Sunday, July 5, 2015

The problem with buying that used boat

So you think you've scored a bargain with that 1976 Trojan Tri-fly you just snagged. You'll be cruising the Great Lakes and living large all the way from Toronto to Chicago to Thunder Bay.

Well, maybe not.

First of all, let's look at the best case scenario. Those twin big block Chryslers, assuming they've had a recent rebuild, are going to suck up several thousand dollars of fuel to get from Toronto to Chicago and back.

If they've not had a recent rebuild, you'll probably find yourself towed into the nearest marina not too long into your once-in-a-lifetime Great Lakes adventure.

That's where you'll find out a refit of those 383s is gonna cost you two or three times what you paid for the boat.

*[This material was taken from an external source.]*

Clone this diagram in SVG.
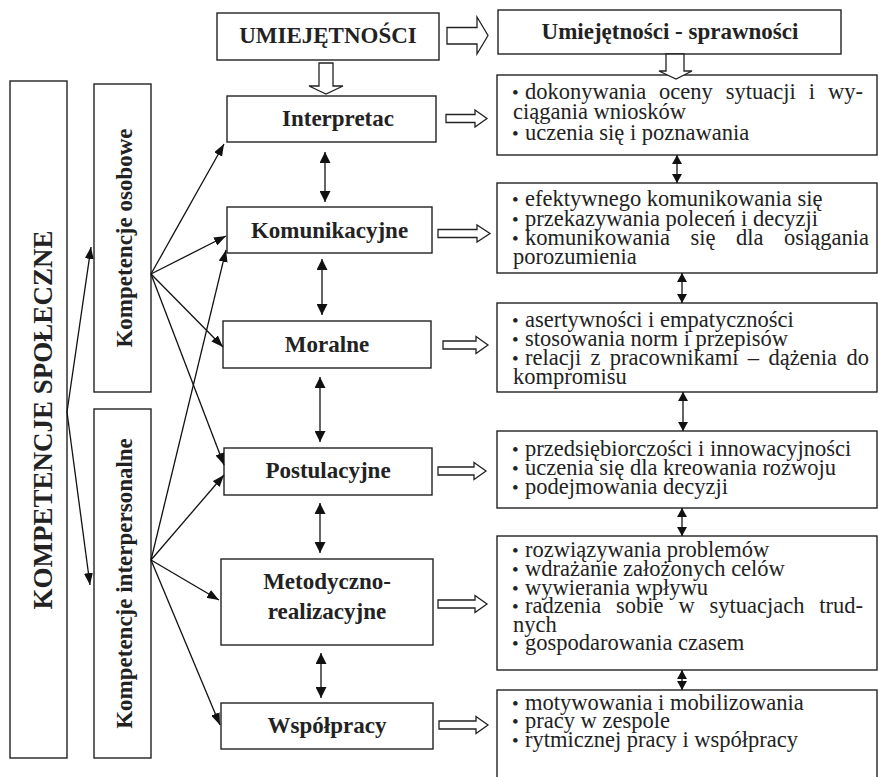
<svg xmlns="http://www.w3.org/2000/svg" width="879" height="777" viewBox="0 0 879 777">
<style>
.box{fill:#fff;stroke:#222;stroke-width:1.4}
.lbl{font-family:"Liberation Serif","Times New Roman",serif;font-weight:bold;font-size:23px;fill:#222;text-anchor:middle}
.big{font-size:27px}
.txt{font-family:"Liberation Serif","Times New Roman",serif;font-size:22.5px;fill:#222}
.blt{font-size:19px}
.ln{stroke:#111;stroke-width:1.3;fill:none;marker-end:url(#ah)}
.dbl{stroke:#111;stroke-width:1.3;fill:none;marker-start:url(#dh);marker-end:url(#dh)}
.sdbl{stroke:#111;stroke-width:1.3;fill:none;marker-start:url(#sh);marker-end:url(#sh)}
.blk{fill:#fff;stroke:#222;stroke-width:1.3}
</style>
<defs>
<marker id="ah" markerUnits="userSpaceOnUse" markerWidth="13" markerHeight="9" refX="12" refY="4.5" orient="auto"><path d="M0,0 L12,4.5 L0,9 z" fill="#111"/></marker>
<marker id="dh" markerUnits="userSpaceOnUse" markerWidth="11" markerHeight="11" refX="11" refY="5.5" orient="auto-start-reverse"><path d="M0,0 L11,5.5 L0,11 z" fill="#111"/></marker>
<marker id="sh" markerUnits="userSpaceOnUse" markerWidth="9" markerHeight="10" refX="9" refY="5" orient="auto-start-reverse"><path d="M0,0 L9,5 L0,10 z" fill="#111"/></marker>
</defs>
<rect width="879" height="777" fill="#fff"/>

<g id="kompetencje-spoleczne">
<rect class="box" x="10" y="81" width="57" height="677"/>
<text class="lbl big" transform="translate(52,420) rotate(-90)">KOMPETENCJE SPOŁECZNE</text>
</g>
<g id="kompetencje-osobowe">
<rect class="box" x="94" y="84" width="57" height="308"/>
<text class="lbl" transform="translate(131.5,238) rotate(-90)">Kompetencje osobowe</text>
</g>
<g id="kompetencje-interpersonalne">
<rect class="box" x="94" y="409" width="57" height="349"/>
<text class="lbl" transform="translate(131.5,583.5) rotate(-90)">Kompetencje interpersonalne</text>
</g>

<g id="umiejetnosci">
<rect class="box" x="217" y="13" width="222" height="47"/>
<text class="lbl" x="328" y="43">UMIEJĘTNOŚCI</text>
</g>
<g id="umiejetnosci-sprawnosci">
<rect class="box" x="498" y="10" width="343" height="44"/>
<text class="lbl" x="670" y="39">Umiejętności - sprawności</text>
</g>

<g id="interpretac">
<rect class="box" x="227" y="96" width="209" height="46"/>
<text class="lbl" x="338" y="126">Interpretac</text>
</g>
<g id="komunikacyjne">
<rect class="box" x="227" y="207" width="205" height="46"/>
<text class="lbl" x="329.5" y="238">Komunikacyjne</text>
</g>
<g id="moralne">
<rect class="box" x="223" y="321" width="208" height="47"/>
<text class="lbl" x="327" y="352">Moralne</text>
</g>
<g id="postulacyjne">
<rect class="box" x="224" y="448" width="208" height="47"/>
<text class="lbl" x="328" y="478">Postulacyjne</text>
</g>
<g id="metodyczno-realizacyjne">
<rect class="box" x="221" y="559" width="212" height="86"/>
<text class="lbl" x="327" y="589">Metodyczno-</text>
<text class="lbl" x="327" y="619">realizacyjne</text>
</g>
<g id="wspolpracy">
<rect class="box" x="221" y="703" width="212" height="46"/>
<text class="lbl" x="327" y="733">Współpracy</text>
</g>

<g id="s-interpretac">
<rect class="box" x="497" y="75" width="380" height="80"/>
<text class="txt"><tspan class="blt" x="512" y="99">•</tspan><tspan x="525" y="99">dokonywania</tspan><tspan x="659.1" y="99">oceny</tspan><tspan x="725.8" y="99">sytuacji</tspan><tspan x="808.7" y="99">i</tspan><tspan x="828" y="99">wy-</tspan></text>
<text class="txt" x="513" y="119">ciągania wniosków</text>
<text class="txt"><tspan class="blt" x="512" y="140">•</tspan><tspan x="525" y="140">uczenia się i poznawania</tspan></text>
</g>
<g id="s-komunikacyjne">
<rect class="box" x="497" y="183" width="380" height="90"/>
<text class="txt"><tspan class="blt" x="512" y="206">•</tspan><tspan x="525" y="206">efektywnego komunikowania się</tspan></text>
<text class="txt"><tspan class="blt" x="512" y="226">•</tspan><tspan x="525" y="226">przekazywania poleceń i decyzji</tspan></text>
<text class="txt"><tspan class="blt" x="512" y="245">•</tspan><tspan x="525" y="245">komunikowania</tspan><tspan x="690.5" y="245">się</tspan><tspan x="736" y="245">dla</tspan><tspan x="784" y="245">osiągania</tspan></text>
<text class="txt" x="513" y="264">porozumienia</text>
</g>
<g id="s-moralne">
<rect class="box" x="497" y="303" width="380" height="89"/>
<text class="txt"><tspan class="blt" x="512" y="327">•</tspan><tspan x="525" y="327">asertywności i empatyczności</tspan></text>
<text class="txt"><tspan class="blt" x="512" y="346">•</tspan><tspan x="525" y="346">stosowania norm i przepisów</tspan></text>
<text class="txt"><tspan class="blt" x="512" y="365">•</tspan><tspan x="525" y="365">relacji</tspan><tspan x="590.5" y="365">z</tspan><tspan x="609.8" y="365">pracownikami</tspan><tspan x="747.8" y="365">–</tspan><tspan x="768.4" y="365">dążenia</tspan><tspan x="846.4" y="365">do</tspan></text>
<text class="txt" x="513" y="384">kompromisu</text>
</g>
<g id="s-postulacyjne">
<rect class="box" x="497" y="431" width="380" height="77"/>
<text class="txt"><tspan class="blt" x="512" y="456">•</tspan><tspan x="525" y="456">przedsiębiorczości i innowacyjności</tspan></text>
<text class="txt"><tspan class="blt" x="512" y="475">•</tspan><tspan x="525" y="475">uczenia się dla kreowania rozwoju</tspan></text>
<text class="txt"><tspan class="blt" x="512" y="494">•</tspan><tspan x="525" y="494">podejmowania decyzji</tspan></text>
</g>
<g id="s-metodyczno">
<rect class="box" x="497" y="536" width="380" height="134"/>
<text class="txt"><tspan class="blt" x="512" y="557">•</tspan><tspan x="525" y="557">rozwiązywania problemów</tspan></text>
<text class="txt"><tspan class="blt" x="512" y="576">•</tspan><tspan x="525" y="576">wdrażanie założonych celów</tspan></text>
<text class="txt"><tspan class="blt" x="512" y="595">•</tspan><tspan x="525" y="595">wywierania wpływu</tspan></text>
<text class="txt"><tspan class="blt" x="512" y="613">•</tspan><tspan x="525" y="613">radzenia</tspan><tspan x="616" y="613">sobie</tspan><tspan x="678.4" y="613">w</tspan><tspan x="709.5" y="613">sytuacjach</tspan><tspan x="819.3" y="613">trud-</tspan></text>
<text class="txt" x="513" y="632">nych</text>
<text class="txt"><tspan class="blt" x="512" y="650">•</tspan><tspan x="525" y="650">gospodarowania czasem</tspan></text>
</g>
<g id="s-wspolpracy">
<rect class="box" x="497" y="690" width="380" height="100"/>
<text class="txt"><tspan class="blt" x="512" y="710">•</tspan><tspan x="525" y="710">motywowania i mobilizowania</tspan></text>
<text class="txt"><tspan class="blt" x="512" y="728">•</tspan><tspan x="525" y="728">pracy w zespole</tspan></text>
<text class="txt"><tspan class="blt" x="512" y="747">•</tspan><tspan x="525" y="747">rytmicznej pracy i współpracy</tspan></text>
</g>

<g id="connectors">
<polygon class="blk" points="447,27.5 477,27.5 477,17 488,35.5 477,54 477,44 447,44"/>
<polygon class="blk" points="319,63 333,63 333,86 343,86 326,94 309,86 319,86"/>
<polygon class="blk" points="666,54 684,54 684,71 692,71 676,79 659,71 666,71"/>
<polygon class="blk" points="446,114.5 475,114.5 475,110 487,118.5 475,127 475,122.5 446,122.5"/>
<polygon class="blk" points="438,229.5 477,229.5 477,225 490,233.5 477,242 477,237.5 438,237.5"/>
<polygon class="blk" points="443,341 476,341 476,336.5 488,345 476,353.5 476,349 443,349"/>
<polygon class="blk" points="438,467 474,467 474,462.5 486,471 474,479.5 474,475 438,475"/>
<polygon class="blk" points="438,600 475,600 475,595.5 487,604 475,612.5 475,608 438,608"/>
<polygon class="blk" points="439,721 476,721 476,716.5 488,725 476,733.5 476,729 439,729"/>

<line class="ln" x1="67" y1="412" x2="91" y2="247"/>
<line class="ln" x1="67" y1="412" x2="90" y2="585"/>

<line class="ln" x1="151" y1="274" x2="224" y2="144"/>
<line class="ln" x1="151" y1="274" x2="226" y2="236"/>
<line class="ln" x1="151" y1="274" x2="223" y2="347"/>
<line class="ln" x1="151" y1="274" x2="224" y2="465"/>

<line class="ln" x1="151" y1="560" x2="226" y2="250"/>
<line class="ln" x1="151" y1="560" x2="224" y2="475"/>
<line class="ln" x1="151" y1="560" x2="219" y2="600"/>
<line class="ln" x1="151" y1="560" x2="220" y2="725"/>

<line class="dbl" x1="325" y1="152" x2="325" y2="202"/>
<line class="dbl" x1="322" y1="259" x2="322" y2="315"/>
<line class="dbl" x1="320" y1="377" x2="320" y2="442"/>
<line class="dbl" x1="320" y1="503" x2="320" y2="553"/>
<line class="dbl" x1="321" y1="653" x2="321" y2="698"/>

<line class="sdbl" x1="677" y1="155" x2="677" y2="183"/>
<line class="sdbl" x1="682" y1="273" x2="682" y2="303"/>
<line class="sdbl" x1="683" y1="392" x2="683" y2="431"/>
<line class="sdbl" x1="682" y1="508" x2="682" y2="536"/>
<line class="sdbl" x1="682" y1="670" x2="682" y2="690"/>
</g>
</svg>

This is where a lot of folks go for it. After all, when you've been towed into a Michigan marina in the first week of your once-in-a-lifetime tour of the Great Lakes, there's a tendency to push ahead.

You've already flushed 20k down the shitter; why not follow it up with another 40?

Or, you could pull the plug and quit while you're ahead.

Suck up that bad call you made buying the Trojan and make the best of it.

Part it out.

That's when you get smacked in the head with the truth about old boats. A steel or aluminum hull at least has some scrap value. A fiberglass hull is a liability. If your drive train needs any work whatsoever those twins are worth their weight in scrap.

Unfortunately, you'll have to spend time and/or money fishing those Chrysler big blocks out of that fiberglass hull.

Can you see where we're going here?

When you buy that old fiberglass cruiser, you just paid the owner to take a liability off his hands.

In reality, they should be paying you.